La sortie de Man Alive!, il y a maintenant trois ans, a vu Archy faire face à la naissance de sa fille et à son déménagement de sa ville natale, le sud de Londres, vers la banlieue du nord de l’Angleterre. Maintenant âgé de 28 ans, père depuis quatre ans, sur Space Heavy, les traces de la vie de banlieue se manifestent au niveau des paroles, avec des références fréquentes aux transports et aux angoisses liées à l’amour, à la parentalité et à l’état des choses :
“The train line in Seaforth
We sit and watch the planet dyin’ up above
We sit and smile without concern
Now walk through shop centres together”
Sur le plan sonore, cette vie de banlieue semble avoir donné naissance à un son plus slacker-rock, avec des riffs de guitare relâchés, des mélodies vaporeuses et lointaines, et un tempo détendu qui définit l’ambiance de la plupart des morceaux de l’album. Alors que ses précédentes réalisations en studio étaient davantage marquées par des influences trip-hop, darkwave et post-punk, ici il semble que la vie de famille ait réussi à adoucir un peu les choses. C’est en fait rafraîchissant à entendre, et une chanson comme « Seaforth » parvient vraiment à briller avec sa douce mélancolie – elle ne détonnerait certainement pas sur Crooked Rain Crooked Rain de Pavement. « Flimsier » aussi, le morceau d’ouverture de l’album, a une certaine ambiance à la Red House Painters.

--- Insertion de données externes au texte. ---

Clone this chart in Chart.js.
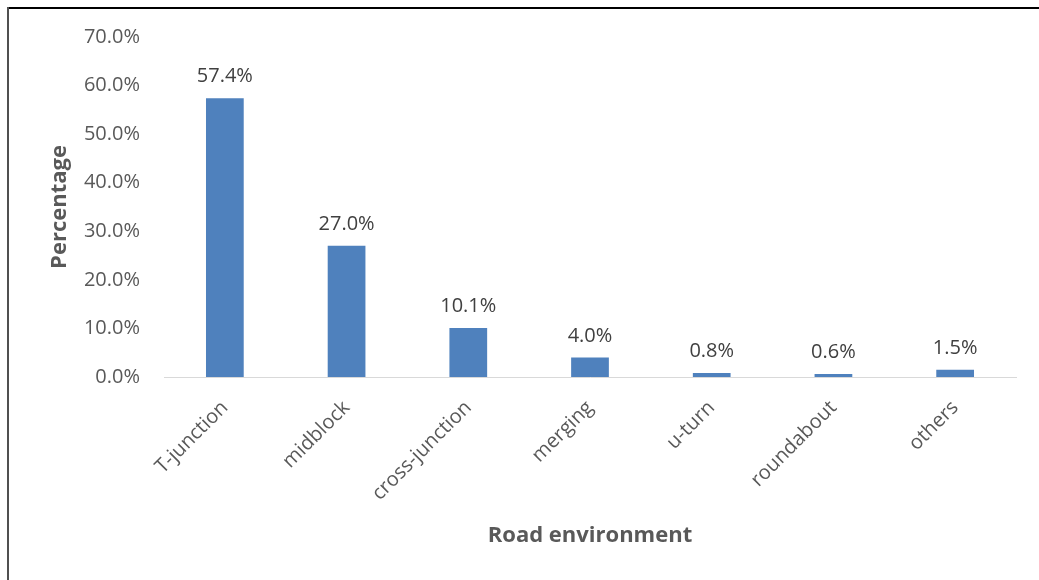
<!DOCTYPE html>
<html>
<head>
<meta charset="utf-8">
<script src="https://cdn.jsdelivr.net/npm/chart.js@4"></script>
<style>
  html, body { margin: 0; padding: 0; background: #ffffff; }
  #wrap { position: relative; width: 1039px; height: 580px; }
</style>
</head>
<body>
<div id="wrap"><canvas id="chart"></canvas></div>
<script>
// ── Data ────────────────────────────────────────────────────────────────
const categories = ["T-junction", "midblock", "cross-junction", "merging", "u-turn", "roundabout", "others"];
const percentages = [57.4, 27.0, 10.1, 4.0, 0.8, 0.6, 1.5];
const yTicks = [0, 10, 20, 30, 40, 50, 60, 70];

// ── Theme ───────────────────────────────────────────────────────────────
const FONT = "'Open Sans', 'Noto Sans', sans-serif";
const BAR_BLUE = "#4f81bd";
const TEXT_GREY = "#595959";
const LABEL_DARK = "#404040";

// frame: black line on top, grey line down the left
const framePlugin = {
  id: "frame",
  beforeDraw(chart) {
    const ctx = chart.ctx;
    ctx.save();
    ctx.fillStyle = "#ffffff";
    ctx.fillRect(0, 0, chart.width, chart.height);
    ctx.fillStyle = "#000000";
    ctx.fillRect(7, 7, chart.width - 7, 2);
    ctx.fillStyle = "#505050";
    ctx.fillRect(7, 7, 2, chart.height - 7);
    ctx.restore();
  },
};

// value labels above each bar
const valueLabels = {
  id: "valueLabels",
  afterDatasetsDraw(chart) {
    const ctx = chart.ctx;
    const meta = chart.getDatasetMeta(0);
    ctx.save();
    ctx.font = "20px " + FONT;
    ctx.fillStyle = LABEL_DARK;
    ctx.textAlign = "center";
    ctx.textBaseline = "alphabetic";
    meta.data.forEach((bar, i) => {
      ctx.fillText(percentages[i].toFixed(1) + "%", bar.x, bar.y - 16);
    });
    ctx.restore();
  },
};

new Chart(document.getElementById("chart"), {
  type: "bar",
  data: {
    labels: categories,
    datasets: [{
      data: percentages,
      backgroundColor: BAR_BLUE,
      borderWidth: 0,
      barPercentage: 0.31,
      categoryPercentage: 1.0,
    }],
  },
  options: {
    responsive: true,
    maintainAspectRatio: false,
    animation: false,
    layout: { padding: { left: 8, top: 37, right: 23, bottom: 0 } },
    plugins: {
      legend: { display: false },
      tooltip: { enabled: false },
    },
    scales: {
      x: {
        grid: { display: false, drawTicks: false },
        border: { display: true, color: "#d9d9d9", width: 1 },
        ticks: {
          color: TEXT_GREY,
          font: { family: FONT, size: 20 },
          maxRotation: 45,
          minRotation: 45,
          padding: 19,
        },
        title: {
          display: true,
          text: "Road environment",
          color: TEXT_GREY,
          font: { family: FONT, size: 22, weight: "bold" },
          padding: { top: 0, bottom: 31 },
        },
        afterFit(scale) { scale.height = 203; },
      },
      y: {
        min: 0,
        max: 70,
        afterBuildTicks(scale) { scale.ticks = yTicks.map(v => ({ value: v })); },
        grid: { display: false, drawTicks: false },
        border: { display: false },
        ticks: {
          color: TEXT_GREY,
          font: { family: FONT, size: 20 },
          padding: 24,
          callback: v => v.toFixed(1) + "%",
        },
        title: {
          display: true,
          text: "Percentage",
          color: TEXT_GREY,
          font: { family: FONT, size: 22, weight: "bold" },
          padding: { top: 39, bottom: 0 },
        },
        afterFit(scale) { scale.width = 156; },
      },
    },
  },
  plugins: [framePlugin, valueLabels],
});
</script>
</body>
</html>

L’album démarre certainement fort, et il y a une certaine variété proposée ici. Par exemple, « Pink Slims » déborde d’une énergie brute post-punk et montre qu’Archy n’a pas complètement abandonné son côté tranchant. Cependant, sur 15 morceaux, on a l’impression de patauger dans une mer de mélancolie qui se ressemble. Par moments, on a l’impression que les chansons suivent le mouvement sans vraiment se connecter à un niveau plus profond. Malgré ces défauts, il y a néanmoins quelques moments vraiment touchants et musicalement satisfaisants qui témoignent de la force de King Krule en tant qu’artiste. Space Heavy plaira certainement aux fans, mais pas autant qu’il aurait pu.